### JOB
Write out the entire listing below exactly as it appears, minus any pictures.

### DATASET SECTION
★ ★ ★ ★

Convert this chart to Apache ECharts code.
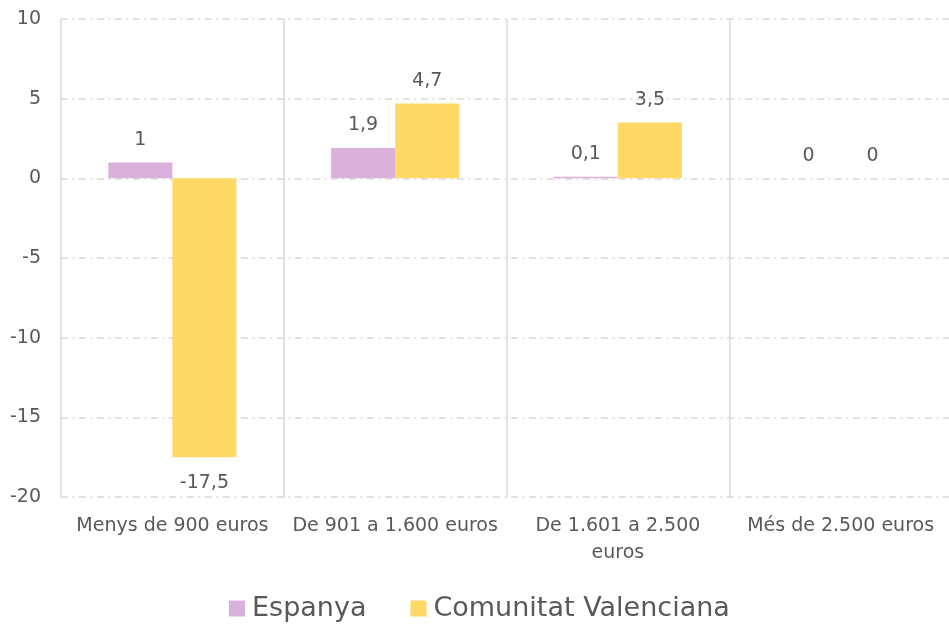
<!DOCTYPE html>
<html><head><meta charset="utf-8">
<script src="https://cdn.jsdelivr.net/npm/echarts@6/dist/echarts.min.js"></script>
<style>html,body{margin:0;padding:0;background:#fff}#c{width:949px;height:630px}</style>
</head><body><div id="c"></div>
<script>
const categories = ["Menys de 900 euros", "De 901 a 1.600 euros", "De 1.601 a 2.500 euros", "Més de 2.500 euros"];
const xTickLabels = ["Menys de 900 euros", "De 901 a 1.600 euros", "De 1.601 a 2.500\neuros", "Més de 2.500 euros"];
const espanya = [1, 1.9, 0.1, 0];
const comunitat = [-17.5, 4.7, 3.5, 0];
const seriesNames = ["Espanya", "Comunitat Valenciana"];
const yTicks = {min: -20, max: 10, interval: 5};

const FONT = "DejaVu Sans";
const TXT = "#595959";
const fmt = v => String(v).replace('.', ',');

function mkData(arr) {
  return arr.map(v => ({
    value: v,
    label: v < 0 ? {position: 'bottom', distance: 16} : {position: 'top', distance: 13}
  }));
}

const chart = echarts.init(document.getElementById('c'), null, {renderer: 'canvas'});
chart.setOption({
  animation: false,
  textStyle: {fontFamily: FONT},
  grid: {left: 61, width: 891, top: 19, height: 478, outerBoundsMode: 'none', containLabel: false},
  legend: {
    left: 224, bottom: 3,
    itemWidth: 16, itemHeight: 16, itemGap: 44,
    icon: 'rect',
    textStyle: {fontFamily: FONT, fontSize: 27, color: TXT, padding: [0, 0, 0, 2]},
    data: seriesNames
  },
  xAxis: {
    type: 'category',
    data: categories,
    axisLine: {show: false},
    axisTick: {show: false},
    splitLine: {show: true, lineStyle: {color: '#d9d9d9', width: 1.5, type: 'solid'}},
    axisLabel: {
      fontFamily: FONT, fontSize: 19, color: TXT, margin: 16, lineHeight: 27,
      interval: 0,
      formatter: (v, i) => xTickLabels[i]
    }
  },
  yAxis: {
    type: 'value',
    min: yTicks.min, max: yTicks.max, interval: yTicks.interval,
    axisLine: {show: false},
    axisTick: {show: false},
    axisLabel: {fontFamily: FONT, fontSize: 19, color: TXT, margin: 20},
    splitLine: {show: true, lineStyle: {color: '#d9d9d9', width: 1.5, type: [7, 4.5, 2, 4.5]}}
  },
  series: [
    {
      name: seriesNames[0], type: 'bar', data: mkData(espanya),
      itemStyle: {color: '#DAB1DA'},
      barGap: '0%', barCategoryGap: '42.5%',
      label: {show: true, fontFamily: FONT, fontSize: 19, color: TXT, formatter: p => fmt(p.value)}
    },
    {
      name: seriesNames[1], type: 'bar', data: mkData(comunitat),
      itemStyle: {color: '#FFD966'},
      barGap: '0%', barCategoryGap: '42.5%',
      label: {show: true, fontFamily: FONT, fontSize: 19, color: TXT, formatter: p => fmt(p.value)}
    }
  ]
});
</script></body></html>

★ ★ ★ ★

### FULL ANSWER
Convert this chart to Apache ECharts code.
<!DOCTYPE html>
<html><head><meta charset="utf-8">
<script src="https://cdn.jsdelivr.net/npm/echarts@6/dist/echarts.min.js"></script>
<style>html,body{margin:0;padding:0;background:#fff}#c{width:949px;height:630px}</style>
</head><body><div id="c"></div>
<script>
const categories = ["Menys de 900 euros", "De 901 a 1.600 euros", "De 1.601 a 2.500 euros", "Més de 2.500 euros"];
const xTickLabels = ["Menys de 900 euros", "De 901 a 1.600 euros", "De 1.601 a 2.500\neuros", "Més de 2.500 euros"];
const espanya = [1, 1.9, 0.1, 0];
const comunitat = [-17.5, 4.7, 3.5, 0];
const seriesNames = ["Espanya", "Comunitat Valenciana"];
const yTicks = {min: -20, max: 10, interval: 5};

const FONT = "DejaVu Sans";
const TXT = "#595959";
const fmt = v => String(v).replace('.', ',');

function mkData(arr) {
  return arr.map(v => ({
    value: v,
    label: v < 0 ? {position: 'bottom', distance: 16} : {position: 'top', distance: 13}
  }));
}

const chart = echarts.init(document.getElementById('c'), null, {renderer: 'canvas'});
chart.setOption({
  animation: false,
  textStyle: {fontFamily: FONT},
  grid: {left: 61, width: 891, top: 19, height: 478, outerBoundsMode: 'none', containLabel: false},
  legend: {
    left: 224, bottom: 3,
    itemWidth: 16, itemHeight: 16, itemGap: 44,
    icon: 'rect',
    textStyle: {fontFamily: FONT, fontSize: 27, color: TXT, padding: [0, 0, 0, 2]},
    data: seriesNames
  },
  xAxis: {
    type: 'category',
    data: categories,
    axisLine: {show: false},
    axisTick: {show: false},
    splitLine: {show: true, lineStyle: {color: '#d9d9d9', width: 1.5, type: 'solid'}},
    axisLabel: {
      fontFamily: FONT, fontSize: 19, color: TXT, margin: 16, lineHeight: 27,
      interval: 0,
      formatter: (v, i) => xTickLabels[i]
    }
  },
  yAxis: {
    type: 'value',
    min: yTicks.min, max: yTicks.max, interval: yTicks.interval,
    axisLine: {show: false},
    axisTick: {show: false},
    axisLabel: {fontFamily: FONT, fontSize: 19, color: TXT, margin: 20},
    splitLine: {show: true, lineStyle: {color: '#d9d9d9', width: 1.5, type: [7, 4.5, 2, 4.5]}}
  },
  series: [
    {
      name: seriesNames[0], type: 'bar', data: mkData(espanya),
      itemStyle: {color: '#DAB1DA'},
      barGap: '0%', barCategoryGap: '42.5%',
      label: {show: true, fontFamily: FONT, fontSize: 19, color: TXT, formatter: p => fmt(p.value)}
    },
    {
      name: seriesNames[1], type: 'bar', data: mkData(comunitat),
      itemStyle: {color: '#FFD966'},
      barGap: '0%', barCategoryGap: '42.5%',
      label: {show: true, fontFamily: FONT, fontSize: 19, color: TXT, formatter: p => fmt(p.value)}
    }
  ]
});
</script></body></html>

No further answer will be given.